3. "[Mindfulness] is a way to take charge of the direction and quality of our own lives, including our relationships within the family, our relationship to work and to the larger world and planet, and most fundamentally, our relationship with ourself as a person...It is the direct opposite of taking life for granted" (p. 5).
My second goal: to strive to not take life for granted. I believe it is something we are all guilty of-even it is taking for granted the smallest things. I WANT to take charge of my life, my relationships, and my part in this world.  I want to be fully aware of what I am doing here, why I am here, and where I am.  This can only begin when I stop taking things for granted...

I think that's enough mindfulness for now.  I look forward to this journey throughout the rest of the book and throughout the rest of my life (but, most importantly this very moment) taking into consideration these thoughts and principals...mindfulness is something we could all do with a little bit (or a lot) more of.

28 March 2010

Dancing

I'm confident that dancing (especially if it's to 80's music) clears the mind of all troubles.

27 March 2010

Everyone

needs a little love in their life, a little sunshine in their day, and a little Starbucks to start their morning

25 March 2010

Blessing in disguise

I firmly believe that everything happens for a reason, and it is all a part of God's plan. So everytime something doesn't go the way I want it to, I force my self to remember: It is all a part of God's plan for me.  And things wouldn't be going the way they are if it wasn't part of his great plan.  I do not know if this is the way that other followers of God interprut life and God's plan, but it is certainly how I interprut it.  Without this faith in knowing that everything happens for a reason, I don't know if I would make it through life without having a major meltdown.  I tend to stress about the little things, but when I get out of control, I simply tell myself, it is all a part of the plan and everything will be okay.  What if I didn't have the ability to tell myself this? I would be a wreck! It amazes me how people make it through life with little or no faith.

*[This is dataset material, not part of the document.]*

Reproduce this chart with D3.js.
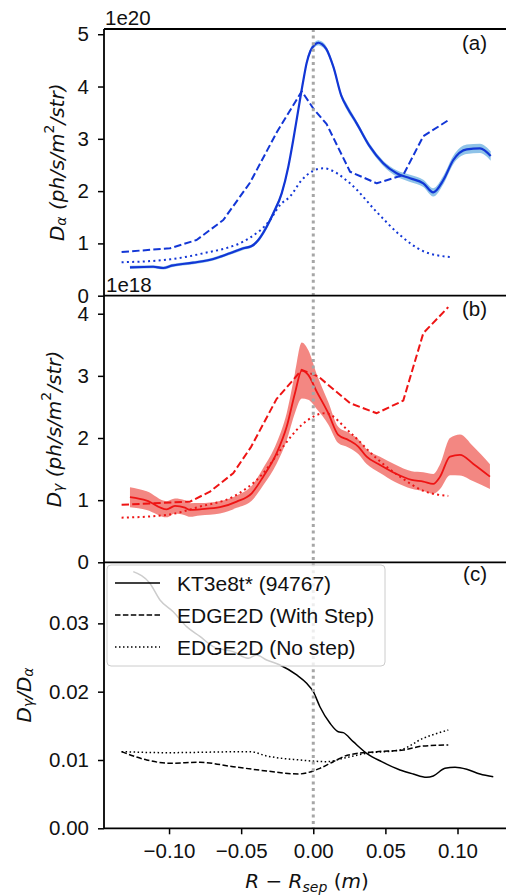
<!DOCTYPE html>
<html><head><meta charset="utf-8">
<script src="https://cdn.jsdelivr.net/npm/d3@7"></script>
<style>body{margin:0;background:#fff}</style>
</head><body>
<svg id="chart" width="506" height="896"></svg>
<script>
// ---------- DATA ----------
// Panel (a): D-alpha, units of 1e20
const ktAlphaX = [-0.1271,-0.1110,-0.1040,-0.0982,-0.0832,-0.0693,-0.0578,-0.0485,-0.0427,-0.0381,-0.0323,-0.0277,-0.0219,-0.0173,-0.0139,-0.0104,-0.0070,-0.0046,-0.0020,0.0010,0.0035,0.0060,0.0090,0.0139,0.0197,0.0232,0.0301,0.0393,0.0485,0.0578,0.0671,0.0763,0.0832,0.0902,0.0971,0.1064,0.1156,0.1230];
const ktAlpha = [0.543,0.554,0.530,0.574,0.631,0.702,0.811,0.906,0.950,1.065,1.319,1.576,1.958,2.467,2.977,3.551,4.100,4.450,4.680,4.800,4.837,4.810,4.720,4.379,3.805,3.614,3.296,2.849,2.532,2.340,2.245,2.149,1.977,2.212,2.595,2.799,2.818,2.671];
const ktAlphaErr = [0.03,0.03,0.03,0.03,0.03,0.03,0.03,0.03,0.03,0.04,0.05,0.05,0.05,0.05,0.05,0.05,0.05,0.05,0.05,0.05,0.05,0.05,0.05,0.05,0.05,0.06,0.05,0.05,0.05,0.06,0.07,0.07,0.08,0.08,0.08,0.09,0.09,0.09];
const stepAlphaX = [-0.1329,-0.0994,-0.0809,-0.0624,-0.0439,-0.0254,-0.0080,0.0000,0.0093,0.0173,0.0255,0.0440,0.0624,0.0763,0.0948];
const stepAlpha = [0.836,0.906,1.065,1.447,2.160,3.120,3.910,3.580,3.280,2.830,2.371,2.149,2.308,3.050,3.376];
const noStepAlphaX = [-0.1329,-0.0994,-0.0786,-0.0439,-0.0300,-0.0231,-0.0162,-0.0080,0.0069,0.0255,0.0440,0.0601,0.0763,0.0948];
const noStepAlpha = [0.639,0.696,0.797,1.109,1.447,1.734,1.893,2.212,2.436,2.149,1.600,1.160,0.850,0.740];

// Panel (b): D-gamma, units of 1e18
const ktGammaX = [-0.1271,-0.1155,-0.1017,-0.0959,-0.0890,-0.0855,-0.0786,-0.0647,-0.0531,-0.0427,-0.0347,-0.0254,-0.0184,-0.0127,-0.0080,-0.0035,0.0024,0.0104,0.0173,0.0243,0.0312,0.0370,0.0463,0.0567,0.0682,0.0763,0.0832,0.0879,0.0948,0.1017,0.1110,0.1225];
const ktGamma = [1.047,0.992,0.853,0.907,0.879,0.842,0.853,0.886,0.976,1.111,1.378,1.755,2.184,2.721,3.085,3.016,2.747,2.399,2.050,1.969,1.862,1.700,1.567,1.433,1.325,1.298,1.261,1.378,1.700,1.728,1.583,1.378];
const ktGammaErr = [0.16,0.15,0.13,0.12,0.12,0.11,0.10,0.10,0.10,0.12,0.14,0.17,0.22,0.32,0.45,0.40,0.28,0.18,0.13,0.12,0.12,0.12,0.13,0.14,0.14,0.15,0.16,0.20,0.30,0.33,0.28,0.20];
const stepGammaX = [-0.1329,-0.0855,-0.0716,-0.0555,-0.0430,-0.0254,-0.0139,-0.0080,0.0035,0.0255,0.0440,0.0624,0.0763,0.0936];
const stepGamma = [0.925,0.976,1.137,1.433,1.862,2.630,2.936,3.097,2.989,2.560,2.399,2.602,3.688,4.106];
const noStepGammaX = [-0.1329,-0.1017,-0.0786,-0.0555,-0.0347,-0.0220,-0.0080,0.0081,0.0255,0.0440,0.0601,0.0763,0.0936];
const noStepGamma = [0.718,0.762,0.896,1.057,1.433,1.830,2.210,2.399,2.090,1.670,1.378,1.150,1.068];

// Panel (c): D-gamma / D-alpha
const ratioX = [-0.1248,-0.1133,-0.1063,-0.0971,-0.0878,-0.0786,-0.0693,-0.0555,-0.0451,-0.0393,-0.0323,-0.0231,-0.0115,-0.0046,0.0000,0.0046,0.0116,0.0173,0.0208,0.0277,0.0370,0.0474,0.0601,0.0693,0.0786,0.0832,0.0913,0.0983,0.1064,0.1156,0.1248];
const ratio = [0.03757,0.03587,0.03343,0.03171,0.02952,0.02810,0.02660,0.02586,0.02489,0.02537,0.02464,0.02391,0.02245,0.02123,0.02000,0.01780,0.01537,0.01414,0.01400,0.01268,0.01098,0.00975,0.00854,0.00795,0.00747,0.00766,0.00878,0.00893,0.00864,0.00795,0.00755];
const stepRatioX = [-0.1329,-0.1155,-0.0994,-0.0786,-0.0555,-0.0323,-0.0104,0.0046,0.0139,0.0243,0.0440,0.0624,0.0763,0.0936];
const stepRatio = [0.01122,0.01000,0.00952,0.00966,0.00902,0.00839,0.00795,0.00878,0.00975,0.01073,0.01122,0.01146,0.01205,0.01220];
const noStepRatioX = [-0.1329,-0.1017,-0.0439,-0.0323,-0.0092,0.0093,0.0208,0.0370,0.0601,0.0763,0.0936];
const noStepRatio = [0.01122,0.01107,0.01122,0.01059,0.01000,0.00975,0.01025,0.01098,0.01146,0.01318,0.01439];

const xTicks = [-0.10,-0.05,0.00,0.05,0.10];
const yTicksA = [0,1,2,3,4,5];
const yTicksB = [0,1,2,3,4];
const yTicksC = [0,0.01,0.02,0.03];
const legendLabels = ["KT3e8t* (94767)","EDGE2D (With Step)","EDGE2D (No step)"];
const panelLabels = ["(a)","(b)","(c)"];
const offsetLabels = ["1e20","1e18"];

// ---------- LAYOUT ----------
const svg = d3.select('#chart');
const L = 104, R = 510;
const tops = [29, 295.7, 562.3], bots = [295.7, 562.3, 828.3];
const x = d3.scaleLinear().domain([-0.1451, 0.1364]).range([L, R]);
const yA = d3.scaleLinear().domain([0, 5.1]).range([bots[0], tops[0]]);
const yB = d3.scaleLinear().domain([0, 4.29]).range([bots[1], tops[1]]);
const yC = d3.scaleLinear().domain([0, 0.03894]).range([bots[2], tops[2]]);
const TF = "'Liberation Sans', Arial, Helvetica, sans-serif";
const MF = "'DejaVu Sans', sans-serif";
const BLUE = "#1236d6", RED = "#ee1414";

const zip = (xs, vs, es) => xs.map((d, i) => ({x: d, v: vs[i], e: es ? es[i] : 0}));

function drawLine(y, data, color, width, dash, curve) {
  const line = d3.line().x(d => x(d.x)).y(d => y(d.v)).curve(curve || d3.curveLinear);
  svg.append('path').datum(data).attr('d', line).attr('fill', 'none')
    .attr('stroke', color).attr('stroke-width', width)
    .attr('stroke-dasharray', dash || null).attr('stroke-linejoin', 'round');
}
function drawBand(y, data, color, op) {
  const area = d3.area().x(d => x(d.x)).y0(d => y(d.v - d.e)).y1(d => y(d.v + d.e)).curve(d3.curveMonotoneX);
  svg.append('path').datum(data).attr('d', area).attr('fill', color).attr('fill-opacity', op).attr('stroke', 'none');
}

// Panel (a)
drawBand(yA, zip(ktAlphaX, ktAlpha, ktAlphaErr), "#8fc3e8", 1);
drawLine(yA, zip(stepAlphaX, stepAlpha), BLUE, 2, "7.4,3.2");
drawLine(yA, zip(noStepAlphaX, noStepAlpha), BLUE, 2, "2,3.3", d3.curveMonotoneX);
drawLine(yA, zip(ktAlphaX, ktAlpha), BLUE, 2.2, null, d3.curveMonotoneX);

// Panel (b)
drawBand(yB, zip(ktGammaX, ktGamma, ktGammaErr), "#f27a74", 0.9);
drawLine(yB, zip(stepGammaX, stepGamma), RED, 2, "7.4,3.2");
drawLine(yB, zip(noStepGammaX, noStepGamma), RED, 2, "2,3.3", d3.curveMonotoneX);
drawLine(yB, zip(ktGammaX, ktGamma), RED, 1.8, null, d3.curveMonotoneX);

// Panel (c)
drawLine(yC, zip(stepRatioX, stepRatio), "#000", 1.5, "5.5,2.4", d3.curveMonotoneX);
drawLine(yC, zip(noStepRatioX, noStepRatio), "#000", 1.5, "1.5,2.5", d3.curveMonotoneX);
drawLine(yC, zip(ratioX, ratio), "#000", 1.5, null, d3.curveMonotoneX);

// vertical separatrix line
svg.append('line').attr('x1', x(0)).attr('x2', x(0)).attr('y1', tops[0]).attr('y2', bots[2])
  .attr('stroke', '#a6a6a6').attr('stroke-width', 3).attr('stroke-dasharray', '3,3.6');

// axes
function yAxis(y, ticks, fmt) {
  const g = svg.append('g').attr('transform', `translate(${L},0)`)
    .call(d3.axisLeft(y).tickValues(ticks).tickFormat(fmt).tickSize(6).tickPadding(9));
  g.select('.domain').remove();
  g.selectAll('line').attr('stroke', '#000').attr('stroke-width', 1.5);
  g.selectAll('text').attr('font-family', TF).attr('font-size', 20.5).attr('fill', '#111');
}
yAxis(yA, yTicksA, d3.format('d'));
yAxis(yB, yTicksB, d3.format('d'));
yAxis(yC, yTicksC, d3.format('.2f'));
const gx = svg.append('g').attr('transform', `translate(0,${bots[2]})`)
  .call(d3.axisBottom(x).tickValues(xTicks).tickFormat(d3.format('.2f')).tickSize(6).tickPadding(9));
gx.select('.domain').remove();
gx.selectAll('line').attr('stroke', '#000').attr('stroke-width', 1.5);
gx.selectAll('text').attr('font-family', TF).attr('font-size', 20.5).attr('fill', '#111');

// spines
const sp = svg.append('g').attr('stroke', '#000').attr('stroke-width', 1.8).attr('fill', 'none');
sp.append('line').attr('x1', L).attr('x2', L).attr('y1', tops[0]).attr('y2', bots[2]);
sp.append('line').attr('x1', R).attr('x2', R).attr('y1', tops[0]).attr('y2', bots[2]);
[tops[0], tops[1], tops[2], bots[2]].forEach(yy => sp.append('line').attr('x1', L).attr('x2', R).attr('y1', yy).attr('y2', yy));

// offset texts
svg.append('text').attr('x', 105).attr('y', 25).attr('font-family', TF).attr('font-size', 20.5).attr('fill', '#111').text(offsetLabels[0]);
svg.append('text').attr('x', 106).attr('y', 291.5).attr('font-family', TF).attr('font-size', 20.5).attr('fill', '#111').text(offsetLabels[1]);

// panel labels
[49.5, 315.5, 581].forEach((yy, i) => svg.append('text').attr('x', 487).attr('y', yy).attr('text-anchor', 'end')
  .attr('font-family', TF).attr('font-size', 20.5).attr('fill', '#111').text(panelLabels[i]));

// y labels
function ylab(cx, cy, parts) {
  const t = svg.append('text').attr('transform', `translate(${cx},${cy}) rotate(-90)`)
    .attr('text-anchor', 'middle').attr('dominant-baseline', 'central')
    .attr('font-family', MF).attr('font-size', 20).attr('fill', '#111');
  parts.forEach(p => {
    const s = t.append('tspan').text(p.t);
    if (p.it) s.attr('font-style', 'italic');
    if (p.fs) s.attr('font-size', p.fs);
    if (p.dy) s.attr('dy', p.dy);
  });
}
ylab(57, 162.3, [{t: 'D', it: 1}, {t: 'α', it: 1, fs: 14, dy: 4}, {t: ' (ph/s/m', it: 1, dy: -4}, {t: '2', fs: 14, dy: -8}, {t: '/str)', it: 1, dy: 8}]);
ylab(54, 429, [{t: 'D', it: 1}, {t: 'γ', it: 1, fs: 14, dy: 4}, {t: ' (ph/s/m', it: 1, dy: -4}, {t: '2', fs: 14, dy: -8}, {t: '/str)', it: 1, dy: 8}]);
ylab(24, 695, [{t: 'D', it: 1}, {t: 'γ', it: 1, fs: 14, dy: 4}, {t: '/D', it: 1, dy: -4}, {t: 'α', it: 1, fs: 14, dy: 4}]);

// x label
const xl = svg.append('text').attr('x', 307).attr('y', 888).attr('text-anchor', 'middle')
  .attr('font-family', MF).attr('font-size', 20).attr('fill', '#111');
xl.append('tspan').attr('font-style', 'italic').text('R');
xl.append('tspan').text(' − ');
xl.append('tspan').attr('font-style', 'italic').text('R');
xl.append('tspan').attr('font-style', 'italic').attr('font-size', 14).attr('dy', 4).text('sep');
xl.append('tspan').attr('dy', -4).text(' (');
xl.append('tspan').attr('font-style', 'italic').text('m');
xl.append('tspan').text(')');

// legend
const lg = svg.append('g');
lg.append('rect').attr('x', 107).attr('y', 565).attr('width', 278).attr('height', 101).attr('rx', 4)
  .attr('fill', '#fff').attr('fill-opacity', 0.8).attr('stroke', '#cccccc').attr('stroke-width', 1);
const dashes = [null, '5.5,2.4', '1.5,2.5'];
[583, 615, 647].forEach((yy, i) => {
  lg.append('line').attr('x1', 115).attr('x2', 160).attr('y1', yy).attr('y2', yy)
    .attr('stroke', '#000').attr('stroke-width', 1.5).attr('stroke-dasharray', dashes[i]);
  lg.append('text').attr('x', 177).attr('y', yy).attr('dominant-baseline', 'central')
    .attr('font-family', TF).attr('font-size', 21).attr('fill', '#111').text(legendLabels[i]);
});
</script>
</body></html>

Anyway, back to blessings in disguise.  Sometimes when things don't go your way-look at it in a different light. Perhaps it is a blessing in disguise.  True, it is hard to use this philosophy on traumatic events, but it can apply to most minor life mishaps.  For instance, I was REALLY hoping that I got a good vibe at one of my informational interviews, because it was the one that I really wanted. I wanted to be in the LC Valley for the summer, spending time with Casey, playing on the river, attending our church, etc.  However, I was less than impressed.  Professionalism and organization at the agency was not good and what my duties and responsibilities would be are just not what I'm looking for.  So, I was bummed. Then I turned it around-perhaps it is a blessing in disguise? Because, God has a plan for all of us, and everything happens for a reason. 

So I got to thinking about the benefits and advantages of moving back home for the summer and doing my internship there.  I recognized many benefits that I hadn't realized before- I would get to spend time with my family during my last summer home (probably), I would be able to take my old job up again, I would get paid for some of my internship, I would have duties and responsibilities that I am more passionate about, I would get to spend time with my long time friends in Joseph, and maybe moving to Missoula would be a smoother transition (going from home to Missoula will probably be easier than going from Casey's house to Missoula). 

I'm just reminded by this little incident that everything happens for a reason-and maybe somethings are blessings in disguise. (Reminds me of that country song where he runs into his high school crush and remembers how much he wanted to be with her, but then realizes that "some of God's greatest gifts, are unanswered prayers" because if he had been with that girl, he maybe would have never met his wife!)